Task prompt: Every line below is to be copied exactly, with the pictures left out.

[Information shown start]

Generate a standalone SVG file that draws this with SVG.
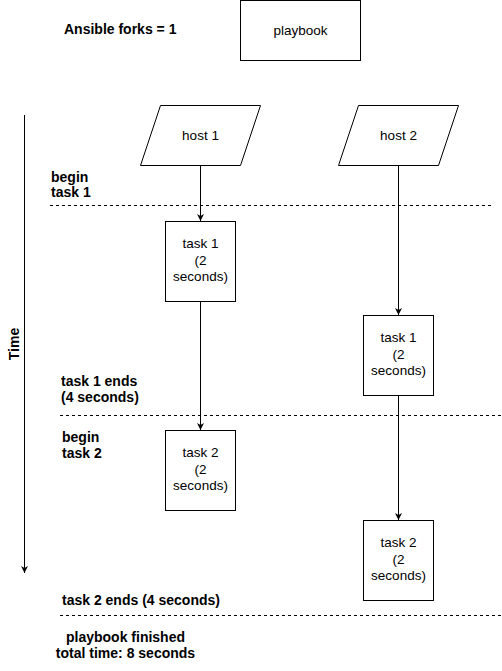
<svg xmlns="http://www.w3.org/2000/svg" width="502" height="671" viewBox="0 0 502 671">
<defs>
<style>
.n{fill:#fff;stroke:#000;stroke-width:1}
.t{font-family:"Liberation Sans",Arial,sans-serif;font-size:13.5px;fill:#000;text-anchor:middle}
.b{font-family:"Liberation Sans",Arial,sans-serif;font-size:14px;font-weight:bold;fill:#000}
.c{stroke:#000;stroke-width:1;fill:none}
.d{stroke:#000;stroke-width:1;stroke-dasharray:3 3;fill:none}
</style>
<marker id="a" markerWidth="8" markerHeight="8" refX="7" refY="4" orient="auto" markerUnits="userSpaceOnUse">
<path d="M0,0.5 L7,4 L0,7.5 L2,4 Z" fill="#000"/>
</marker>
</defs>
<rect width="502" height="671" fill="#fff"/>
<g id="labels">
<text class="b" x="64" y="34">Ansible forks = 1</text>
<text class="b" x="51" y="181.5">begin</text>
<text class="b" x="51" y="197">task 1</text>
<text class="b" x="61" y="386">task 1 ends</text>
<text class="b" x="61" y="402">(4 seconds)</text>
<text class="b" x="62" y="441.5">begin</text>
<text class="b" x="62" y="457.5">task 2</text>
<text class="b" x="62" y="605">task 2 ends (4 seconds)</text>
<text class="b" x="125.5" y="641.5" text-anchor="middle">playbook finished</text>
<text class="b" x="125.5" y="657.5" text-anchor="middle">total time: 8 seconds</text>
<text class="b" x="0" y="0" text-anchor="middle" transform="translate(19,344) rotate(-90)">Time</text>
</g>
<g id="connectors">
<line class="d" x1="50" y1="205.5" x2="491" y2="205.5"/>
<line class="d" x1="60" y1="415.5" x2="502" y2="415.5"/>
<line class="d" x1="60" y1="615.5" x2="502" y2="615.5"/>
<line class="c" x1="24.5" y1="115" x2="24.5" y2="573" stroke="#666" stroke-width="1.5" marker-end="url(#a)"/>
<line class="c" x1="200.5" y1="165" x2="200.5" y2="221" marker-end="url(#a)"/>
<line class="c" x1="200.5" y1="301.5" x2="200.5" y2="430" marker-end="url(#a)"/>
<line class="c" x1="398.5" y1="165" x2="398.5" y2="315" marker-end="url(#a)"/>
<line class="c" x1="398.5" y1="395.5" x2="398.5" y2="520" marker-end="url(#a)"/>
</g>
<g id="playbook">
<rect class="n" x="240.5" y="0.5" width="120" height="60"/>
<text class="t" x="300.5" y="34.5">playbook</text>
</g>
<g id="host1">
<polygon class="n" points="160.5,105.5 260.5,105.5 240.5,165.5 140.5,165.5"/>
<text class="t" x="200.5" y="139.5">host 1</text>
</g>
<g id="host2">
<polygon class="n" points="358.5,105.5 458.5,105.5 438.5,165.5 338.5,165.5"/>
<text class="t" x="398.5" y="139.5">host 2</text>
</g>
<g id="h1task1">
<rect class="n" x="165.5" y="221.5" width="70" height="80"/>
<text class="t" x="200.5" y="248">task 1</text>
<text class="t" x="200.5" y="264.7">(2</text>
<text class="t" x="200.5" y="281.4">seconds)</text>
</g>
<g id="h1task2">
<rect class="n" x="165.5" y="430.5" width="70" height="80"/>
<text class="t" x="200.5" y="457">task 2</text>
<text class="t" x="200.5" y="473.7">(2</text>
<text class="t" x="200.5" y="490.4">seconds)</text>
</g>
<g id="h2task1">
<rect class="n" x="363.5" y="315.5" width="70" height="80"/>
<text class="t" x="398.5" y="342">task 1</text>
<text class="t" x="398.5" y="358.7">(2</text>
<text class="t" x="398.5" y="375.4">seconds)</text>
</g>
<g id="h2task2">
<rect class="n" x="363.5" y="520.5" width="70" height="80"/>
<text class="t" x="398.5" y="547">task 2</text>
<text class="t" x="398.5" y="563.7">(2</text>
<text class="t" x="398.5" y="580.4">seconds)</text>
</g>
</svg>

[Information shown end]

Reply to the exercise:
Generate a standalone SVG file that draws this with SVG.
<svg xmlns="http://www.w3.org/2000/svg" width="502" height="671" viewBox="0 0 502 671">
<defs>
<style>
.n{fill:#fff;stroke:#000;stroke-width:1}
.t{font-family:"Liberation Sans",Arial,sans-serif;font-size:13.5px;fill:#000;text-anchor:middle}
.b{font-family:"Liberation Sans",Arial,sans-serif;font-size:14px;font-weight:bold;fill:#000}
.c{stroke:#000;stroke-width:1;fill:none}
.d{stroke:#000;stroke-width:1;stroke-dasharray:3 3;fill:none}
</style>
<marker id="a" markerWidth="8" markerHeight="8" refX="7" refY="4" orient="auto" markerUnits="userSpaceOnUse">
<path d="M0,0.5 L7,4 L0,7.5 L2,4 Z" fill="#000"/>
</marker>
</defs>
<rect width="502" height="671" fill="#fff"/>
<g id="labels">
<text class="b" x="64" y="34">Ansible forks = 1</text>
<text class="b" x="51" y="181.5">begin</text>
<text class="b" x="51" y="197">task 1</text>
<text class="b" x="61" y="386">task 1 ends</text>
<text class="b" x="61" y="402">(4 seconds)</text>
<text class="b" x="62" y="441.5">begin</text>
<text class="b" x="62" y="457.5">task 2</text>
<text class="b" x="62" y="605">task 2 ends (4 seconds)</text>
<text class="b" x="125.5" y="641.5" text-anchor="middle">playbook finished</text>
<text class="b" x="125.5" y="657.5" text-anchor="middle">total time: 8 seconds</text>
<text class="b" x="0" y="0" text-anchor="middle" transform="translate(19,344) rotate(-90)">Time</text>
</g>
<g id="connectors">
<line class="d" x1="50" y1="205.5" x2="491" y2="205.5"/>
<line class="d" x1="60" y1="415.5" x2="502" y2="415.5"/>
<line class="d" x1="60" y1="615.5" x2="502" y2="615.5"/>
<line class="c" x1="24.5" y1="115" x2="24.5" y2="573" stroke="#666" stroke-width="1.5" marker-end="url(#a)"/>
<line class="c" x1="200.5" y1="165" x2="200.5" y2="221" marker-end="url(#a)"/>
<line class="c" x1="200.5" y1="301.5" x2="200.5" y2="430" marker-end="url(#a)"/>
<line class="c" x1="398.5" y1="165" x2="398.5" y2="315" marker-end="url(#a)"/>
<line class="c" x1="398.5" y1="395.5" x2="398.5" y2="520" marker-end="url(#a)"/>
</g>
<g id="playbook">
<rect class="n" x="240.5" y="0.5" width="120" height="60"/>
<text class="t" x="300.5" y="34.5">playbook</text>
</g>
<g id="host1">
<polygon class="n" points="160.5,105.5 260.5,105.5 240.5,165.5 140.5,165.5"/>
<text class="t" x="200.5" y="139.5">host 1</text>
</g>
<g id="host2">
<polygon class="n" points="358.5,105.5 458.5,105.5 438.5,165.5 338.5,165.5"/>
<text class="t" x="398.5" y="139.5">host 2</text>
</g>
<g id="h1task1">
<rect class="n" x="165.5" y="221.5" width="70" height="80"/>
<text class="t" x="200.5" y="248">task 1</text>
<text class="t" x="200.5" y="264.7">(2</text>
<text class="t" x="200.5" y="281.4">seconds)</text>
</g>
<g id="h1task2">
<rect class="n" x="165.5" y="430.5" width="70" height="80"/>
<text class="t" x="200.5" y="457">task 2</text>
<text class="t" x="200.5" y="473.7">(2</text>
<text class="t" x="200.5" y="490.4">seconds)</text>
</g>
<g id="h2task1">
<rect class="n" x="363.5" y="315.5" width="70" height="80"/>
<text class="t" x="398.5" y="342">task 1</text>
<text class="t" x="398.5" y="358.7">(2</text>
<text class="t" x="398.5" y="375.4">seconds)</text>
</g>
<g id="h2task2">
<rect class="n" x="363.5" y="520.5" width="70" height="80"/>
<text class="t" x="398.5" y="547">task 2</text>
<text class="t" x="398.5" y="563.7">(2</text>
<text class="t" x="398.5" y="580.4">seconds)</text>
</g>
</svg>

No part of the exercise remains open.